Review of Howard Marks – Live at Greenwich Comedy Festival, London
Do you know the best way to avoid being caught at customs searches? Lion shit. So says Howard Marks, the legendary Welsh don of dope smokers who used the moniker ‘Mr Nice’ in his smuggling days in the 1980s, when he was Britain’s most wanted fugitive. All you have to do apparently, is weigh up an ounce of a lion’s finest and wrap it neatly in a concealed part of your luggage. If you are caught, it diverts attention away from your real stash, hidden internally, and if you are searched by a sniffer dog, the poor mutt takes one sniff and runs for the hills to the bemusement of its trainer. It also freaks out police horses if you are planning a demonstration, as were commonplace for Marks in the Vietnam-era 1970s. Throw some of that and the horse flees with its rider hanging off fearing for his life. Nothing illegal about carry lion shit with you! And it’s easy to come by – Marks used to buy a sackful for £3 from Dudley Zoo.

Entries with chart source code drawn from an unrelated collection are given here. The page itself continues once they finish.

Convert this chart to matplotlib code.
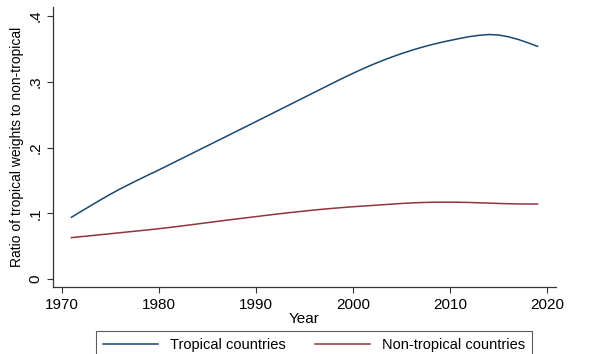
import numpy as np
import matplotlib.pyplot as plt

plt.rcParams['font.family'] = ['Liberation Sans', 'DejaVu Sans']

years = list(range(1971, 2020))

tropical = [0.0940, 0.1030, 0.1118, 0.1205, 0.1290, 0.1370, 0.1445, 0.1518, 0.1590, 0.1660,
            0.1733, 0.1807, 0.1880, 0.1954, 0.2027, 0.2101, 0.2174, 0.2248, 0.2321, 0.2395,
            0.2469, 0.2543, 0.2617, 0.2691, 0.2765, 0.2839, 0.2913, 0.2987, 0.3060, 0.3130,
            0.3198, 0.3262, 0.3322, 0.3378, 0.3430, 0.3478, 0.3522, 0.3562, 0.3598, 0.3630,
            0.3660, 0.3688, 0.3708, 0.3720, 0.3712, 0.3685, 0.3645, 0.3595, 0.3540]

non_tropical = [0.0630, 0.0645, 0.0660, 0.0675, 0.0690, 0.0705, 0.0720, 0.0735, 0.0750, 0.0766,
                0.0783, 0.0801, 0.0820, 0.0839, 0.0858, 0.0877, 0.0896, 0.0914, 0.0932, 0.0950,
                0.0968, 0.0986, 0.1003, 0.1019, 0.1035, 0.1050, 0.1064, 0.1077, 0.1089, 0.1100,
                0.1110, 0.1120, 0.1130, 0.1140, 0.1150, 0.1158, 0.1164, 0.1168, 0.1170, 0.1170,
                0.1168, 0.1165, 0.1160, 0.1155, 0.1150, 0.1146, 0.1143, 0.1142, 0.1142]

yticks = [0, 0.1, 0.2, 0.3, 0.4]
ytick_labels = ["0", ".1", ".2", ".3", ".4"]
xticks = [1970, 1980, 1990, 2000, 2010, 2020]

fig = plt.figure(figsize=(5.89, 3.54), dpi=100)
ax = fig.add_axes([0.09, 0.189, 0.854, 0.791])

ax.plot(years, tropical, color="#1a476f", lw=1.1, label="Tropical countries")
ax.plot(years, non_tropical, color="#90353b", lw=1.1, label="Non-tropical countries")

ax.set_xlim(1969.1, 2020.9)
ax.set_ylim(-0.0122, 0.4137)
ax.set_xticks(xticks)
ax.set_yticks(yticks)
ax.set_yticklabels(ytick_labels, rotation=90, va="center")
ax.tick_params(labelsize=11, direction="out", length=4, color="#333333")
for s in ["top", "right"]:
    ax.spines[s].set_visible(False)
for s in ["left", "bottom"]:
    ax.spines[s].set_color("#333333")
    ax.spines[s].set_linewidth(0.9)

ax.set_xlabel("Year", fontsize=11, labelpad=0)
ax.set_ylabel("Ratio of tropical weights to non-tropical", fontsize=10, labelpad=3)

leg = fig.legend(loc="upper center", bbox_to_anchor=(0.533, 0.066), bbox_transform=fig.transFigure,
                 ncol=2, fontsize=10.5, handlelength=3.8, columnspacing=2.0, fancybox=False,
                 frameon=True, borderpad=0.5, borderaxespad=0)
leg.get_frame().set_edgecolor("#333333")
leg.get_frame().set_linewidth(0.8)

fig.savefig("out.png", dpi=100)
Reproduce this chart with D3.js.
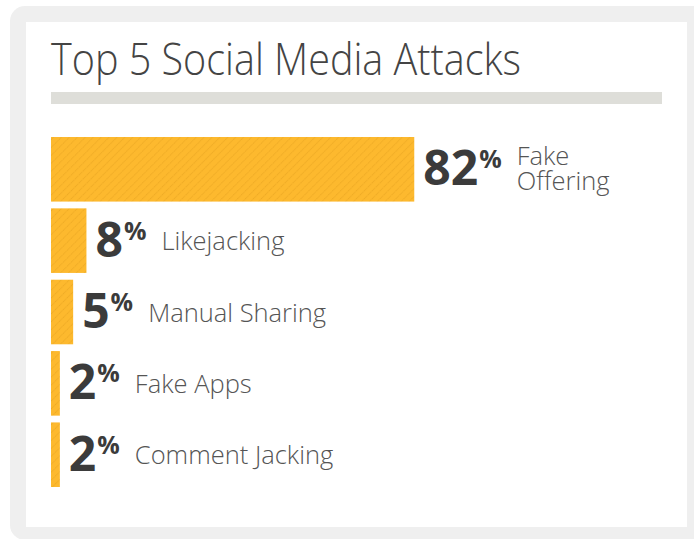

An evening with Mr Nice at Greenwich Comedy Festival was always going to be an anecdote-filled night in which the dope smokers present would hang off every word of their anti-hero Howard Marks who, like a cool Uncle who’s been around the block more times than he can remember, has had a life barely imaginable to the rest of us, filled with excitement, scrapes with life’s undesirables and, perhaps surprisingly, extensive philosophising and soul-searching. Hell, seven years in prison will do that to man! But like he says, feel no sympathy for prisoners as they know the risks.
The evening consisted of over an hour of readings from Marks, which he enthusiastically recited (in between swigs of wine), obviously re-living the moments to our benefit. Sometimes he would digress from the script, like when he was discussing his work with MI6 and a helicopter spontaneously flew overhead (you couldn’t have planned it better!) and he remarked that he has to be careful what he says as they would be out to get him. The final part of the show was the questions and answers session. Occasionally he would be distracted by hecklers or pointless questions, only to put them in their place with dry wit or by playing stupid:
“What are you smoking now?”
“I’m not smoking anything now” (he’d already made his feelings known about the smoking ban!).
Overall, Howard Marks was erudite and sharp with his observations and those with an interest in or a curiosity of his errant lifestyle will not be left disappointed in an evening with Mr Nice, so long as you can ignore some of big mouth stoners who won’t shut up during question time!